浮き沈み
少し希望が見え始めました、その続き……
【9日目】
朝、母がかなり遅くまで寝ていた。部屋を覗くと寝息をたてて寝ているが、時々苦しそうな咳をしている。
昼近くにようやく起きてくると、温めた牛乳を飲んで、薬をいじりはじめた。
本人としては薬を整理しているようで、手元でごちゃごちゃとしている。
「薬多いなぁ」「この薬の表記おかしない?」
とブツブツ言いながら、薬をいじる。
その後、自己判断で選びながらも、熱冷ましと喉の薬は飲んだ。
食べ物は喉が痛いと、飴だけ舐めている。
孫とLINE通話すると、機嫌が良くなり、
「ばばちゃん食べるようになったよ〜」
と言うので、その勢いで冷凍うどん半玉を茹でて出した。
「変な臭いがして、生臭くて食べられない」
と言いつつ、孫の手前食べた。
これは使える手か? と思ったが、しんどそうで、だんだん機嫌も悪くなってきたので、封じ手とする。中々難しい人である。
午後から飴やキャラメルを食べ、温めた牛乳を飲んで寝た。
父と私はしっかり食べているので、母は、
「あんたら元気やな」
と言う。ひとが元気なのが気に入らない様子。
「僕まで元気なかったらあかんやろ」
と返すと、
「そうか」
と少し笑ってかえした。
未だに予断を許さない状況ではあるが、笑顔が見えると少しホッとする。
晩ご飯に、父の好きな寿司を食べて、一緒にビールを飲んだ。
父の寿司の食べ方が独特すぎる。
ネタの下に箸を入れ、シャリを三等分に切り、シャリを引き摺り出しながら食べるのだ。
そしてネタだけになったところに、さらに醤油をたっぷりかけて食べる。
高血圧だからそんなにかけるな……と思うが、もう86歳だし、今更醤油のかけすぎを注意されるより、好きなだけかけて食べたら良いと思いなおす。
醤油ビタビタの寿司は、良いつまみになるようだ。
【10日目】
母親の状態はほんの少しづつ良くなっている。
朝はパンを食べた。
その後は温めた牛乳を飲む。
会話がかなり噛み合うようになった。
体重を測ると、32キロだった。服を脱いだら下手すると20キロ台かもしれない。
かなりの低栄養状態ですが、意志が強いので食べられるものも嫌いだと言って頑なに拒まれる。

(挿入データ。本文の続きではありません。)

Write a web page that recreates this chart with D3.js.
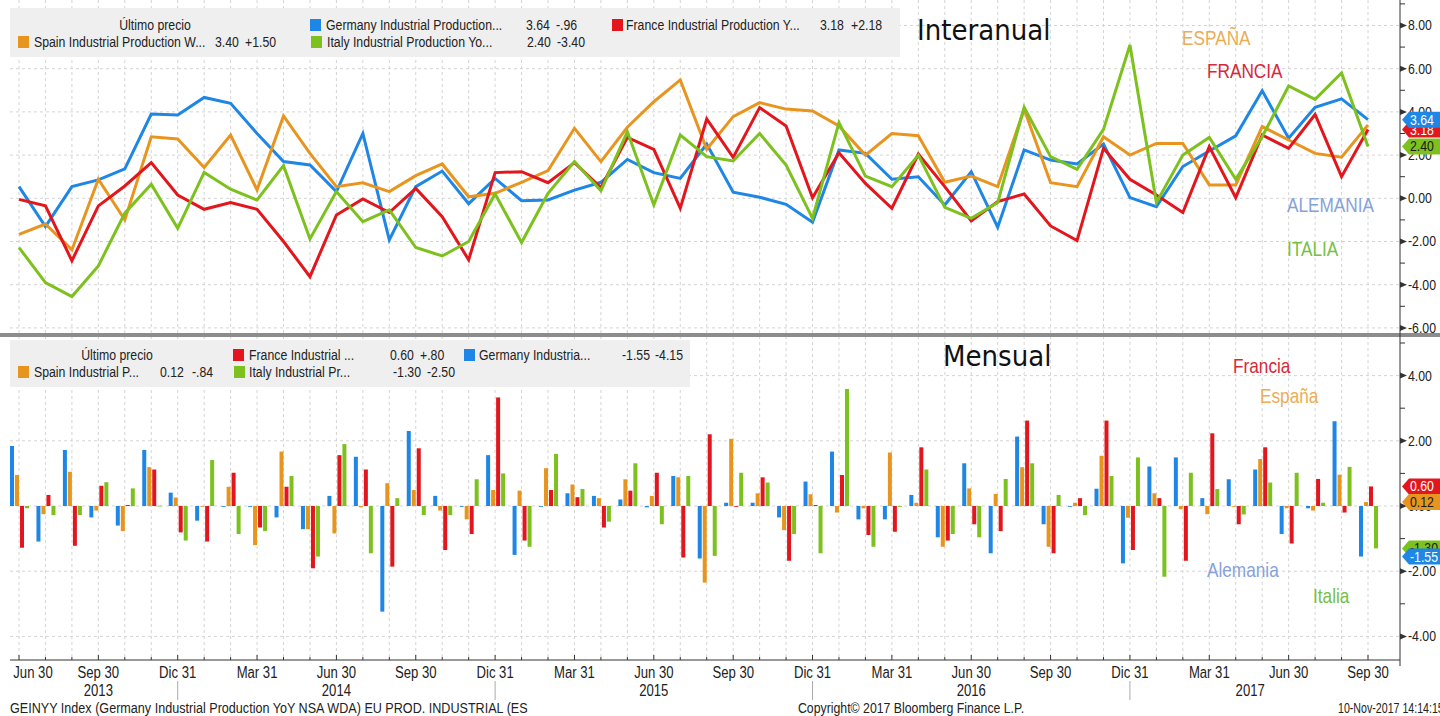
<!doctype html>
<html lang="es">
<head>
<meta charset="UTF-8">
<title>Producción industrial</title>
<style>
  body { margin: 0; background: #fff; }
  svg text { font-family: "Liberation Sans", Arial, sans-serif; }
</style>
</head>
<body>
<div id="chart"></div>
<script src="https://d3js.org/d3.v7.min.js"></script>
<script>
// months Jun 2013 .. Sep 2017
const months = ['2013-06','2013-07','2013-08','2013-09','2013-10','2013-11','2013-12',
  '2014-01','2014-02','2014-03','2014-04','2014-05','2014-06','2014-07','2014-08','2014-09','2014-10','2014-11','2014-12',
  '2015-01','2015-02','2015-03','2015-04','2015-05','2015-06','2015-07','2015-08','2015-09','2015-10','2015-11','2015-12',
  '2016-01','2016-02','2016-03','2016-04','2016-05','2016-06','2016-07','2016-08','2016-09','2016-10','2016-11','2016-12',
  '2017-01','2017-02','2017-03','2017-04','2017-05','2017-06','2017-07','2017-08','2017-09']

const tickMonths = ['2013-06','2013-09','2013-12','2014-03','2014-06','2014-09','2014-12','2015-03','2015-06','2015-09','2015-12',
  '2016-03','2016-06','2016-09','2016-12','2017-03','2017-06','2017-09']
const tickNames = {'03': 'Mar 31', '06': 'Jun 30', '09': 'Sep 30', '12': 'Dic 31'}
const years = ['2013','2014','2015','2016','2017']
const yearLabelMonth = ['2013-09','2014-06','2015-06','2016-06','2017-05']
const yearBreaks = ['2013-12','2014-12','2015-12','2016-12']

// Interanual (YoY)
const germanyYoY = [0.54,-1.31,0.54,0.85,1.36,3.90,3.86,4.67,4.40,3.00,1.70,1.54,0.31,3.00,-1.93,0.54,1.26,-0.25,
  0.92,-0.11,-0.08,0.38,0.74,1.80,1.19,0.92,2.51,0.28,0.05,-0.28,-1.11,2.24,2.08,0.88,1.00,-0.31,
  1.23,-1.34,2.24,1.77,1.59,2.51,0.03,-0.39,1.47,2.19,2.89,4.98,2.78,4.21,4.60,3.64]
const spainYoY = [-1.67,-1.19,-2.39,0.88,-1.00,2.85,2.75,1.43,2.93,0.39,3.81,2.08,0.54,0.72,0.31,1.05,1.59,0.07,
  0.23,0.74,1.28,3.24,1.70,3.29,4.47,5.48,2.27,3.78,4.43,4.13,4.04,3.35,2.00,3.00,2.90,0.74,
  1.03,0.54,4.12,0.72,0.54,2.85,2.00,2.54,2.54,0.62,0.62,3.32,2.70,2.08,1.90,3.40]
const franceYoY = [-0.05,-0.35,-2.89,-0.35,0.57,1.65,0.15,-0.51,-0.20,-0.51,-2.00,-3.63,-0.77,-0.03,-0.66,0.46,-0.85,-2.85,
  1.19,1.23,0.72,1.65,0.50,2.82,2.27,-0.46,3.67,1.89,4.20,3.35,0.03,2.11,0.69,-0.46,2.05,0.54,
  -1.05,-0.15,0.20,-1.28,-1.96,2.31,0.88,0.15,-0.66,2.39,0.03,2.93,2.31,3.88,1.00,3.18]
const italyYoY = [-2.28,-3.90,-4.55,-3.13,-0.69,0.65,-1.39,1.20,0.42,-0.08,1.51,-1.88,0.31,-1.08,-0.54,-2.28,-2.67,-2.00,
  0.20,-2.05,0.23,1.70,0.35,3.08,-0.31,2.93,1.93,1.73,3.00,1.54,-0.93,3.50,1.03,0.54,2.00,-0.42,
  -0.93,-0.20,4.21,1.93,1.34,3.19,7.10,-0.20,2.00,2.82,0.88,2.85,5.20,4.58,5.80,2.40]

// Mensual (MoM)
const germanyMoM = [1.84,-1.09,1.72,-0.35,-0.60,1.72,0.41,-0.45,-0.02,-0.02,-0.35,-0.71,0.31,1.51,-3.24,2.30,0.31,-0.02,
  1.56,-1.50,-0.02,0.39,0.31,0.20,-0.04,0.92,-1.61,0.10,0.10,-0.35,0.75,1.67,-0.41,-0.41,0.34,-0.96,
  1.31,-1.45,2.13,-0.56,-0.02,0.53,-1.76,1.21,1.49,0.24,0.82,1.12,-0.86,-0.07,2.60,-1.55]
const spainMoM = [0.95,-0.25,1.05,-0.14,-0.77,1.19,0.26,0.00,0.59,-1.20,1.67,-0.71,-0.84,-0.04,0.70,0.49,-0.14,-0.41,
  0.49,0.47,1.16,0.66,0.24,0.82,0.31,0.88,-2.35,2.06,0.39,-0.74,0.36,-0.20,-0.07,1.64,0.10,-1.25,
  0.54,0.37,1.19,-1.25,0.10,1.54,-0.36,0.39,-0.10,-0.25,-0.02,1.44,-0.07,-0.14,0.96,0.12]
const franceMoM = [-1.28,0.34,-1.22,0.62,0.03,1.12,-0.81,-1.09,1.02,-0.66,0.59,-1.91,1.56,1.12,-1.86,1.77,-1.35,-0.86,
  3.33,-1.06,0.49,0.27,-0.66,0.47,1.02,-1.58,2.20,-0.02,0.88,-1.68,0.03,0.95,-0.89,-0.79,1.80,-1.06,
  -0.56,-0.77,2.62,-1.45,0.24,2.62,-1.35,0.24,-1.68,2.23,-0.56,1.80,-1.15,0.83,-0.20,0.60]
const italyMoM = [-0.07,-0.28,-0.28,0.73,0.54,0.01,-1.06,1.41,-0.86,-0.77,0.92,-1.55,1.90,-1.45,0.24,-0.28,-0.28,0.82,
  1.00,-1.25,1.60,0.52,-0.48,1.31,-0.56,0.92,-1.53,1.02,0.72,-0.86,-1.45,3.59,-1.25,0.00,1.12,-0.86,
  -0.96,0.83,1.31,0.34,-0.28,0.92,1.49,-2.17,1.02,0.52,-0.26,0.72,1.02,0.10,1.20,-1.30]

const colors = {de: '#1e86e4', es: '#e8951f', fr: '#e2161c', it: '#7cc11d'}

const series = [
  {key: 'de', yoy: germanyYoY, mom: germanyMoM},
  {key: 'es', yoy: spainYoY, mom: spainMoM},
  {key: 'fr', yoy: franceYoY, mom: franceMoM},
  {key: 'it', yoy: italyYoY, mom: italyMoM}
]

const W = 1440, H = 716
const left = 10, axisX = 1400, axisY = 660
const narrow = 0.82   // squeeze Liberation Sans to a narrow face

const fmt = v => d3.format('.2f')(v).replace('\u2212', '-')

const svg = d3.select('#chart').append('svg')
  .attr('width', W).attr('height', H)

// narrow text helper
function ntext(sel, x, y, size, str, opts) {
  opts = opts || {}
  return sel.append('text')
    .attr('transform', `translate(${x},${y}) scale(${opts.sx || narrow},1)`)
    .attr('font-size', size)
    .attr('fill', opts.fill || '#222')
    .attr('text-anchor', opts.anchor || 'start')
    .text(str)
}

const x = d3.scalePoint().domain(months).range([19, 1368])
const yTop = d3.scaleLinear().domain([-6.236, 9.18]).range([333, 0])
const yBot = d3.scaleLinear().domain([-4.724, 5.184]).range([660, 337])
const xb = d3.scaleBand().domain(['de','es','fr','it']).range([-9.5, 10.5]).paddingInner(0.2).paddingOuter(0.1)

// vertical grid
svg.append('g').selectAll('line').data(months).join('line')
  .attr('x1', d => x(d)).attr('x2', d => x(d))
  .attr('y1', 0).attr('y2', axisY)
  .attr('stroke', '#d4d4d4').attr('stroke-dasharray', '3,3')

// horizontal grid
svg.append('g').selectAll('line').data(d3.range(-6, 9, 2)).join('line')
  .attr('x1', left).attr('x2', axisX).attr('y1', d => yTop(d)).attr('y2', d => yTop(d))
  .attr('stroke', '#d4d4d4').attr('stroke-dasharray', '3,3')
svg.append('g').selectAll('line').data(d3.range(-4, 5, 2)).join('line')
  .attr('x1', left).attr('x2', axisX).attr('y1', d => yBot(d)).attr('y2', d => yBot(d))
  .attr('stroke', '#d4d4d4').attr('stroke-dasharray', '3,3')

// legend backgrounds
svg.append('rect').attr('x', left).attr('y', 8).attr('width', 890).attr('height', 49).attr('fill', '#efefef')
svg.append('rect').attr('x', left).attr('y', 340).attr('width', 680).attr('height', 47).attr('fill', '#efefef')

// lines
const line = d3.line().x((d, i) => x(months[i])).y(d => yTop(d))
svg.append('g').selectAll('path').data(series).join('path')
  .attr('d', d => line(d.yoy))
  .attr('fill', 'none').attr('stroke', d => colors[d.key])
  .attr('stroke-width', 3).attr('stroke-linejoin', 'miter')

// bars
const barData = []
series.forEach(s => s.mom.forEach((v, i) => barData.push({key: s.key, m: months[i], v: v})))
svg.append('g').selectAll('rect').data(barData).join('rect')
  .attr('x', d => x(d.m) + xb(d.key))
  .attr('width', xb.bandwidth())
  .attr('y', d => yBot(Math.max(0, d.v)))
  .attr('height', d => Math.max(0.8, Math.abs(yBot(d.v) - yBot(0))))
  .attr('fill', d => colors[d.key])

// divider
svg.append('rect').attr('x', 0).attr('y', 333).attr('width', W).attr('height', 4).attr('fill', '#8c8c8c')

// right axis
svg.append('line').attr('x1', axisX).attr('x2', axisX).attr('y1', 0).attr('y2', axisY + 6)
  .attr('stroke', '#333')

function rightAxis(y, major, minor) {
  const g = svg.append('g')
  g.selectAll('line').data(minor).join('line')
    .attr('x1', axisX).attr('x2', axisX + 5).attr('y1', d => y(d)).attr('y2', d => y(d))
    .attr('stroke', '#333')
  g.selectAll('path').data(major).join('path')
    .attr('d', d => `M${axisX},${y(d) - 3}L${axisX + 7},${y(d)}L${axisX},${y(d) + 3}Z`)
    .attr('fill', '#333')
  major.forEach(d => ntext(g, axisX + 8, y(d) + 5, 15, fmt(d)))
}
rightAxis(yTop, d3.range(-6, 9, 2), d3.range(-5, 10, 2))
rightAxis(yBot, d3.range(-4, 5, 2), d3.range(-3, 6, 2))

// value tags on the axis
function tag(y, v, col, txtCol) {
  const yy = y(v)
  svg.append('path')
    .attr('d', `M${axisX + 2},${yy}L${axisX + 9},${yy - 8}L${W},${yy - 8}L${W},${yy + 8}L${axisX + 9},${yy + 8}Z`)
    .attr('fill', col)
  ntext(svg, axisX + 10, yy + 5, 15, fmt(v), {fill: txtCol})
}
tag(yTop, franceYoY[51], colors.fr, '#fff')
tag(yTop, germanyYoY[51], colors.de, '#fff')
tag(yTop, italyYoY[51], colors.it, '#1a1a1a')
tag(yBot, franceMoM[51], colors.fr, '#fff')
tag(yBot, spainMoM[51], colors.es, '#1a1a1a')
tag(yBot, italyMoM[51], colors.it, '#1a1a1a')
tag(yBot, germanyMoM[51], colors.de, '#fff')

// bottom axis
svg.append('line').attr('x1', left).attr('x2', axisX).attr('y1', axisY).attr('y2', axisY).attr('stroke', '#333')
svg.append('g').selectAll('line').data(months).join('line')
  .attr('x1', d => x(d)).attr('x2', d => x(d))
  .attr('y1', axisY).attr('y2', d => tickMonths.includes(d) ? axisY - 5 : axisY - 3)
  .attr('stroke', '#333')
const gx = svg.append('g')
tickMonths.forEach((d, i) => ntext(gx, i === 0 ? x(d) + 14 : x(d), 678, 16, tickNames[d.slice(5)], {anchor: 'middle'}))
years.forEach((d, i) => ntext(gx, x(yearLabelMonth[i]) + (i === 4 ? -12 : 0), 696, 16, d, {anchor: 'middle'}))
svg.append('g').selectAll('line').data(yearBreaks).join('line')
  .attr('x1', d => x(d)).attr('x2', d => x(d)).attr('y1', 681).attr('y2', 700)
  .attr('stroke', '#aaa')

// footer
ntext(svg, left, 713, 15, 'GEINYY Index (Germany Industrial Production YoY NSA WDA) EU PROD. INDUSTRIAL (ES', {sx: 0.84})
ntext(svg, 798, 713, 15, 'Copyright\u00a9 2017 Bloomberg Finance L.P.')
ntext(svg, 1338, 713, 14, '10-Nov-2017 14:14:15', {sx: 0.76})

// legends
function legendRow(items, y) {
  items.forEach(it => {
    if (it.key) {
      svg.append('rect').attr('x', it.sx).attr('y', y - 11).attr('width', 11).attr('height', 12)
        .attr('fill', colors[it.key])
    }
    ntext(svg, it.tx, y, 15, it.text, {anchor: it.anchor})
    if (it.v1) {
      ntext(svg, it.v1x, y, 15, it.v1)
      ntext(svg, it.v2x, y, 15, it.v2)
    }
  })
}
legendRow([
  {tx: 155, anchor: 'middle', text: 'Último precio'},
  {key: 'de', sx: 310, tx: 326, text: 'Germany Industrial Production...', v1: '3.64', v1x: 526, v2: '-.96', v2x: 556},
  {key: 'fr', sx: 612, tx: 626, text: 'France Industrial Production Y...', v1: '3.18', v1x: 820, v2: '+2.18', v2x: 851}
], 30)
legendRow([
  {key: 'es', sx: 18, tx: 34, text: 'Spain Industrial Production W...', v1: '3.40', v1x: 215, v2: '+1.50', v2x: 245},
  {key: 'it', sx: 311, tx: 327, text: 'Italy Industrial Production Yo...', v1: '2.40', v1x: 527, v2: '-3.40', v2x: 557}
], 47)
legendRow([
  {tx: 117, anchor: 'middle', text: 'Último precio'},
  {key: 'fr', sx: 233, tx: 249, text: 'France Industrial ...', v1: '0.60', v1x: 390, v2: '+.80', v2x: 420},
  {key: 'de', sx: 464, tx: 479, text: 'Germany Industria...', v1: '-1.55', v1x: 622, v2: '-4.15', v2x: 655}
], 360)
legendRow([
  {key: 'es', sx: 18, tx: 34, text: 'Spain Industrial P...', v1: '0.12', v1x: 160, v2: '-.84', v2x: 192},
  {key: 'it', sx: 234, tx: 249, text: 'Italy Industrial Pr...', v1: '-1.30', v1x: 393, v2: '-2.50', v2x: 427}
], 377)

// titles
svg.append('text').attr('x', 917).attr('y', 40).attr('fill', '#111')
  .style('font-family', '"DejaVu Sans Condensed", sans-serif').attr('font-size', 29).text('Interanual')
svg.append('text').attr('x', 943).attr('y', 366).attr('fill', '#111')
  .style('font-family', '"DejaVu Sans Condensed", sans-serif').attr('font-size', 29).text('Mensual')

// annotations
const notes = [
  {t: 'ESPAÑA', x: 1182, y: 45, c: '#eaad55'},
  {t: 'FRANCIA', x: 1207, y: 78, c: '#d5283a'},
  {t: 'ALEMANIA', x: 1287, y: 212, c: '#87a2da'},
  {t: 'ITALIA', x: 1287, y: 256, c: '#76c043'},
  {t: 'Francia', x: 1233, y: 373, c: '#d5283a'},
  {t: 'España', x: 1260, y: 403, c: '#eaad55'},
  {t: 'Alemania', x: 1207, y: 577, c: '#87a2da'},
  {t: 'Italia', x: 1313, y: 603, c: '#76c043'}
]
const gn = svg.append('g')
notes.forEach(d => ntext(gn, d.x, d.y, 21, d.t, {fill: d.c}))
</script>
</body>
</html>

人間最後は自己責任、意識がある内は本人の意思に従うしか無いんですね。
それもまた良し。
【11日目】&【12日目】
土日は仕事も休み。パソコンをしまって開けずに過ごす。
両親への対応以外は本を読んで過ごす。
小川洋子
「いつも彼らはどこかに」
高野秀行
「謎の独立国家ソマリランド」
永松茂久
「人は話し方が9割」
中島輝
「自己肯定感の教科書」
小川洋子の短編集は好きだが、「人質たちの朗読会」の方が好みだった。
高野秀行のルポは面白いけど、情報量が多すぎて、すぐに処理不能に陥る。ゆっくり読もう。
逆に「話し方が9割」はすぐに読み終わる。この薄味加減も嫌いでは無い。
「自己肯定感」は何度も読み返そうと思う。
私にピッタリの本だと思った。
悩みのほとんどは対人関係で、対人関係はほとんど自己肯定感があれば好転すると思う。
昔、禁煙本を自己催眠のように刷り込んで、禁煙したように、この本を刷り込んでみよう。
父親はだんだんとリハビリを拒否しだした。
起きると「運動しよか」という私に嫌悪感を抱いているようだ。
少しプッシュし過ぎた。認知症侮りがたし。
楽しい事を織り交ぜながら、適度にやる事を紛れ込ませると上手くいくかもしれない。
でも難しい。『私なりに良くやってるよ。そんな全て上手く行くわけないじゃん』と、自分を褒める。
気持ち悪いかも知れないけど、声に出して褒める。
親も褒める、子も褒める、そしてなにより嫁を褒める。
今の生命線ですからね、別働隊隊長のご機嫌は悪くない、と信じたい。
彼女は別の地獄にいるのだ。子供という名の地獄だ。
ある意味こちらの老人地獄の方が楽だ。
最後は自己責任、死んでもやむなし。本人も納得済み。開き直りができる分、覚悟を決めてしまえば楽である。
と分かったような事を書きつつ、夜間自宅警備を続ける。